Anyhow, Carolyn was in one of our dining rooms having a late breakfast - it was about 9:30 a.m. Defying all conventional wisdom, she sat at her table with a plate in front of her with two eggs over easy, four strips of bacon, a hearty serving of hashbrown potatoes, toast with real butter, a cup of real coffee. As I approached her, she was shaking salt over her breakfast like there was no tomorrow.
"Carolyn," I said, "I wish I could use salt like that. But you know . . ."
"They told me that too over the years," she replied, "But you know what? I like salt."
And that was that. She didn't worry about what all the doctors and magazines said. She liked to salt her eggs. At 104 I say "more power to her."
Second, I need to be healthy. Most of our 90 year olds are from the pre-smoking, pre-drinking generation of life. Smoking is prohibited on our campus here and a vast majority of our folks don't drink. Those who do drink don't drink much more than wine or an occasional beer.
They also have lifelong healthy habits. They garden. They walk. They read good books. They keep informed about current events. They go to Church regularly and have strong personal devotional lives. Many of them still play musical instruments or a hobby that they enjoy. These are lifelong, healthy habits.
I need to be more healthy.
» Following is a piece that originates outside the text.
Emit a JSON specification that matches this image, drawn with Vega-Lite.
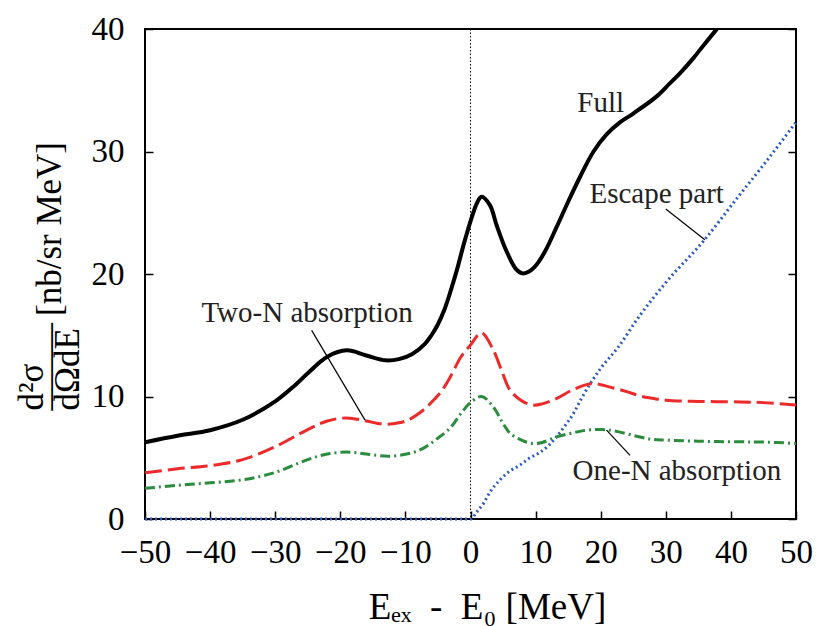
{
  "$schema": "https://vega.github.io/schema/vega-lite/v6.json",
  "width": 651,
  "height": 490,
  "autosize": {"type": "none"},
  "padding": {"left": 145, "top": 29, "right": 22, "bottom": 107},
  "background": "white",
  "config": {
    "view": {"stroke": "black", "strokeWidth": 2},
    "axis": {"grid": false, "domain": false, "ticks": true, "tickColor": "black", "tickWidth": 1.5, "tickSize": -8,
      "labelFont": "Liberation Serif", "labelFontSize": 33, "labelColor": "black", "labelOverlap": false, "labelFlush": false,
      "titleFont": "Liberation Serif", "titleFontWeight": "normal", "titleColor": "black"}
  },
  "resolve": {"axis": {"y": "independent"}},
  "datasets": {
    "curves": [
      {"E": -50, "v": 6.27, "s": "Full"}, {"E": -45, "v": 6.8, "s": "Full"}, {"E": -40, "v": 7.25, "s": "Full"},
      {"E": -35, "v": 8.1, "s": "Full"}, {"E": -30, "v": 9.6, "s": "Full"}, {"E": -27, "v": 10.9, "s": "Full"},
      {"E": -25, "v": 11.9, "s": "Full"}, {"E": -22, "v": 13.25, "s": "Full"}, {"E": -19, "v": 13.77, "s": "Full"},
      {"E": -16, "v": 13.35, "s": "Full"}, {"E": -13, "v": 12.95, "s": "Full"}, {"E": -11, "v": 13.05, "s": "Full"},
      {"E": -9, "v": 13.45, "s": "Full"}, {"E": -7, "v": 14.3, "s": "Full"}, {"E": -6, "v": 15.0, "s": "Full"},
      {"E": -5, "v": 15.9, "s": "Full"}, {"E": -4, "v": 17.1, "s": "Full"}, {"E": -3, "v": 18.7, "s": "Full"},
      {"E": -2, "v": 20.5, "s": "Full"}, {"E": -1, "v": 22.5, "s": "Full"}, {"E": 0, "v": 24.3, "s": "Full"},
      {"E": 1, "v": 25.8, "s": "Full"}, {"E": 1.7, "v": 26.3, "s": "Full"}, {"E": 3, "v": 25.6, "s": "Full"},
      {"E": 4, "v": 24.0, "s": "Full"}, {"E": 5.5, "v": 21.9, "s": "Full"}, {"E": 7, "v": 20.4, "s": "Full"},
      {"E": 8, "v": 20.05, "s": "Full"}, {"E": 9, "v": 20.2, "s": "Full"}, {"E": 10.2, "v": 20.8, "s": "Full"},
      {"E": 11.5, "v": 21.9, "s": "Full"}, {"E": 13.2, "v": 23.8, "s": "Full"}, {"E": 15, "v": 25.9, "s": "Full"},
      {"E": 16.8, "v": 27.9, "s": "Full"}, {"E": 18.9, "v": 30.0, "s": "Full"}, {"E": 20.9, "v": 31.4, "s": "Full"},
      {"E": 23, "v": 32.4, "s": "Full"}, {"E": 25, "v": 33.1, "s": "Full"}, {"E": 28.6, "v": 34.5, "s": "Full"},
      {"E": 30.5, "v": 35.5, "s": "Full"}, {"E": 32.2, "v": 36.4, "s": "Full"}, {"E": 34.2, "v": 37.6, "s": "Full"},
      {"E": 36, "v": 38.8, "s": "Full"}, {"E": 38, "v": 40.1, "s": "Full"}, {"E": 40, "v": 41.4, "s": "Full"},

      {"E": -50, "v": 3.77, "s": "Two"}, {"E": -45, "v": 4.1, "s": "Two"}, {"E": -40, "v": 4.35, "s": "Two"},
      {"E": -35, "v": 4.85, "s": "Two"}, {"E": -30, "v": 5.9, "s": "Two"}, {"E": -25, "v": 7.3, "s": "Two"},
      {"E": -22, "v": 8.0, "s": "Two"}, {"E": -19, "v": 8.25, "s": "Two"}, {"E": -16, "v": 8.0, "s": "Two"},
      {"E": -13.4, "v": 7.74, "s": "Two"}, {"E": -11, "v": 7.85, "s": "Two"}, {"E": -9.5, "v": 8.1, "s": "Two"},
      {"E": -7, "v": 9.0, "s": "Two"}, {"E": -5.5, "v": 9.8, "s": "Two"}, {"E": -4.5, "v": 10.4, "s": "Two"},
      {"E": -3, "v": 11.7, "s": "Two"}, {"E": -1.5, "v": 13.2, "s": "Two"}, {"E": 0, "v": 14.2, "s": "Two"},
      {"E": 1.7, "v": 15.2, "s": "Two"}, {"E": 3.5, "v": 13.8, "s": "Two"}, {"E": 5, "v": 11.8, "s": "Two"},
      {"E": 6.1, "v": 10.5, "s": "Two"}, {"E": 8, "v": 9.6, "s": "Two"}, {"E": 9.6, "v": 9.3, "s": "Two"},
      {"E": 11, "v": 9.4, "s": "Two"}, {"E": 13.2, "v": 9.83, "s": "Two"}, {"E": 15.5, "v": 10.5, "s": "Two"},
      {"E": 17.8, "v": 10.97, "s": "Two"}, {"E": 19, "v": 11.05, "s": "Two"}, {"E": 21.9, "v": 10.7, "s": "Two"},
      {"E": 24, "v": 10.4, "s": "Two"}, {"E": 26, "v": 10.05, "s": "Two"}, {"E": 28, "v": 9.85, "s": "Two"},
      {"E": 30, "v": 9.7, "s": "Two"}, {"E": 35, "v": 9.6, "s": "Two"}, {"E": 41.4, "v": 9.56, "s": "Two"},
      {"E": 45, "v": 9.5, "s": "Two"}, {"E": 50, "v": 9.3, "s": "Two"},

      {"E": -50, "v": 2.5, "s": "One"}, {"E": -45, "v": 2.75, "s": "One"}, {"E": -40, "v": 2.95, "s": "One"},
      {"E": -35, "v": 3.2, "s": "One"}, {"E": -30, "v": 3.8, "s": "One"}, {"E": -25, "v": 4.85, "s": "One"},
      {"E": -22, "v": 5.3, "s": "One"}, {"E": -19, "v": 5.46, "s": "One"}, {"E": -16, "v": 5.3, "s": "One"},
      {"E": -12.4, "v": 5.13, "s": "One"}, {"E": -9, "v": 5.4, "s": "One"}, {"E": -7, "v": 5.85, "s": "One"},
      {"E": -5, "v": 6.6, "s": "One"}, {"E": -3, "v": 7.5, "s": "One"}, {"E": -1.5, "v": 8.6, "s": "One"},
      {"E": 0, "v": 9.5, "s": "One"}, {"E": 1.7, "v": 10.0, "s": "One"}, {"E": 3.5, "v": 9.15, "s": "One"},
      {"E": 5, "v": 7.8, "s": "One"}, {"E": 6.1, "v": 6.98, "s": "One"}, {"E": 8, "v": 6.4, "s": "One"},
      {"E": 9.6, "v": 6.17, "s": "One"}, {"E": 11, "v": 6.25, "s": "One"}, {"E": 13.2, "v": 6.7, "s": "One"},
      {"E": 15.5, "v": 7.0, "s": "One"}, {"E": 17.8, "v": 7.25, "s": "One"}, {"E": 20, "v": 7.3, "s": "One"},
      {"E": 22, "v": 7.2, "s": "One"}, {"E": 25.5, "v": 6.76, "s": "One"}, {"E": 28, "v": 6.5, "s": "One"},
      {"E": 30, "v": 6.44, "s": "One"}, {"E": 35, "v": 6.35, "s": "One"}, {"E": 41.4, "v": 6.3, "s": "One"},
      {"E": 45, "v": 6.28, "s": "One"}, {"E": 50, "v": 6.17, "s": "One"},

      {"E": -50, "v": 0, "s": "Escape"}, {"E": 0, "v": 0, "s": "Escape"}, {"E": 1, "v": 0.6, "s": "Escape"},
      {"E": 2, "v": 1.28, "s": "Escape"}, {"E": 3, "v": 2.2, "s": "Escape"}, {"E": 4.5, "v": 3.18, "s": "Escape"},
      {"E": 6, "v": 3.9, "s": "Escape"}, {"E": 7.6, "v": 4.4, "s": "Escape"}, {"E": 9, "v": 4.95, "s": "Escape"},
      {"E": 10.7, "v": 5.45, "s": "Escape"}, {"E": 12, "v": 6.0, "s": "Escape"}, {"E": 13.2, "v": 6.7, "s": "Escape"},
      {"E": 14.5, "v": 7.6, "s": "Escape"}, {"E": 15.8, "v": 8.6, "s": "Escape"}, {"E": 17, "v": 9.8, "s": "Escape"},
      {"E": 18.4, "v": 11.05, "s": "Escape"}, {"E": 20, "v": 12.3, "s": "Escape"}, {"E": 22.5, "v": 13.9, "s": "Escape"},
      {"E": 26, "v": 16.6, "s": "Escape"}, {"E": 30, "v": 19.3, "s": "Escape"}, {"E": 35.8, "v": 22.7, "s": "Escape"},
      {"E": 41.4, "v": 26.5, "s": "Escape"}, {"E": 45, "v": 28.9, "s": "Escape"}, {"E": 50, "v": 32.4, "s": "Escape"}
    ],
    "labels": [
      {"E": 20.0, "v": 34.0, "label": "Full"},
      {"E": 28.6, "v": 26.5, "label": "Escape part"},
      {"E": -25.1, "v": 16.8, "label": "Two-N absorption"},
      {"E": 31.7, "v": 3.9, "label": "One-N absorption"}
    ],
    "leaders": [
      {"E": 30.0, "v": 25.3, "E2": 36.0, "v2": 22.8},
      {"E": -24.4, "v": 15.4, "E2": -16.2, "v2": 8.07},
      {"E": 24.5, "v": 5.2, "E2": 20.9, "v2": 7.25}
    ]
  },
  "layer": [
    {
      "data": {"values": [{"E": 0}]},
      "mark": {"type": "rule", "color": "black", "strokeWidth": 1, "strokeDash": [1.5, 2]},
      "encoding": {
        "x": {"field": "E", "type": "quantitative", "scale": {"domain": [-50, 50], "nice": false},
          "axis": {"values": [-50, -40, -30, -20, -10, 0, 10, 20, 30, 40, 50], "labelPadding": 25,
            "title": "Eₑₓ\u2002-\u2002E₀ [MeV]", "titleFontSize": 37, "titleX": 342, "titleY": 99, "titleBaseline": "alphabetic"}}
      }
    },
    {
      "data": {"name": "curves"},
      "transform": [{"filter": "datum.s === 'Escape'"}],
      "mark": {"type": "line", "color": "#2a5cbf", "strokeWidth": 3, "strokeDash": [2, 3], "interpolate": "monotone", "clip": false},
      "encoding": {
        "x": {"field": "E", "type": "quantitative"},
        "y": {"field": "v", "type": "quantitative", "scale": {"domain": [0, 40], "nice": false},
          "axis": {"orient": "left", "values": [0, 10, 20, 30, 40], "labelPadding": 29,
            "title": ["\u2002\u2009d²σ", "——–\u2009[nb/sr MeV]", "dΩdE"],
            "titleFontSize": 35, "titleAngle": 270, "titleAlign": "left", "titleBaseline": "alphabetic",
            "titleX": -103, "titleY": 381, "titleLineHeight": 18}}
      }
    },
    {
      "data": {"name": "curves"},
      "transform": [{"filter": "datum.s === 'One'"}],
      "mark": {"type": "line", "color": "#2a8c3c", "strokeWidth": 3, "strokeDash": [10, 4, 2, 4], "interpolate": "catmull-rom", "clip": true},
      "encoding": {
        "x": {"field": "E", "type": "quantitative"},
        "y": {"field": "v", "type": "quantitative", "axis": {"orient": "right", "labels": false, "title": null, "values": [0, 10, 20, 30, 40]}}
      }
    },
    {
      "data": {"name": "curves"},
      "transform": [{"filter": "datum.s === 'Two'"}],
      "mark": {"type": "line", "color": "#ec2a2a", "strokeWidth": 3, "strokeDash": [17, 6], "interpolate": "catmull-rom", "clip": true},
      "encoding": {
        "x": {"field": "E", "type": "quantitative"},
        "y": {"field": "v", "type": "quantitative", "axis": null}
      }
    },
    {
      "data": {"name": "curves"},
      "transform": [{"filter": "datum.s === 'Full'"}],
      "mark": {"type": "line", "color": "black", "strokeWidth": 4, "interpolate": "catmull-rom", "clip": true},
      "encoding": {
        "x": {"field": "E", "type": "quantitative"},
        "y": {"field": "v", "type": "quantitative", "axis": null}
      }
    },
    {
      "data": {"name": "leaders"},
      "mark": {"type": "rule", "color": "black", "strokeWidth": 1.2},
      "encoding": {
        "x": {"field": "E", "type": "quantitative"},
        "y": {"field": "v", "type": "quantitative", "axis": null},
        "x2": {"field": "E2"},
        "y2": {"field": "v2"}
      }
    },
    {
      "data": {"name": "labels"},
      "mark": {"type": "text", "font": "Liberation Serif", "fontSize": 29, "color": "#222", "align": "center", "baseline": "middle"},
      "encoding": {
        "x": {"field": "E", "type": "quantitative"},
        "y": {"field": "v", "type": "quantitative", "axis": null},
        "text": {"field": "label"}
      }
    }
  ]
}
Carolyn's salt habit not withstanding, she, and others in the 90+ age group learned a few things through their lives. They learned to enjoy walking where they could. They learned to do without in the Great Depression. They learned to work for what they had before paying for it - rather than getting swallowed in debt they couldn't pay afterwards.
Even their recreation was healthier. These folks played baseball - they didn't have satellite with a dozen channels of baseball to watch. These people went camping in tents, building fires, hunting and fishing and all thay - they didn't travel place to place in a $250,000 RV with all the amenities of home. They were leaders, builders, donors, and workers. And when they were done, they went home - not to a bar, not to a club, not to other distractions - because home was where their hearts were.
Third, these people really enjoy living. Every day is a new adventure. Everyday they get out of bed with a list of things to do, people to see, wishes to fulfill. They love their families and they enjoy their friends.
These folks have taught me that part of the joy of living to be 90 and 100 is simply to accept the joy of every day.
Finally, our 90+ and 100+ gang has taught me that aging is truly only a state of mind. No one is going to prevent wrinkles or compromised immune systems or greying hair or muscle shrinkage or any of the other 'benefits' of aging, so why try to fight it?
When we're kids, we go through a whole lot more changes in our bodies, minds, and souls than we do as adults. But even in our adult years we change. Through the parenting years and the empty nest years, our bodies adapt to whatever comes our way.
Why should we think that aging would be any different? Yes, joints weaken, circulation slows, breathing becomes more difficult, etc. But why can't we accept that this is as much a natural part of our lives as learning how to balance on a bicylce or develping a mind to attend college or anything else?
Our older older adults remind me that it's healthiest and best to take life in stride and accept what comes your way instead of trying to fight it. There's no harm in growing older . . . and it sure beats the alternative.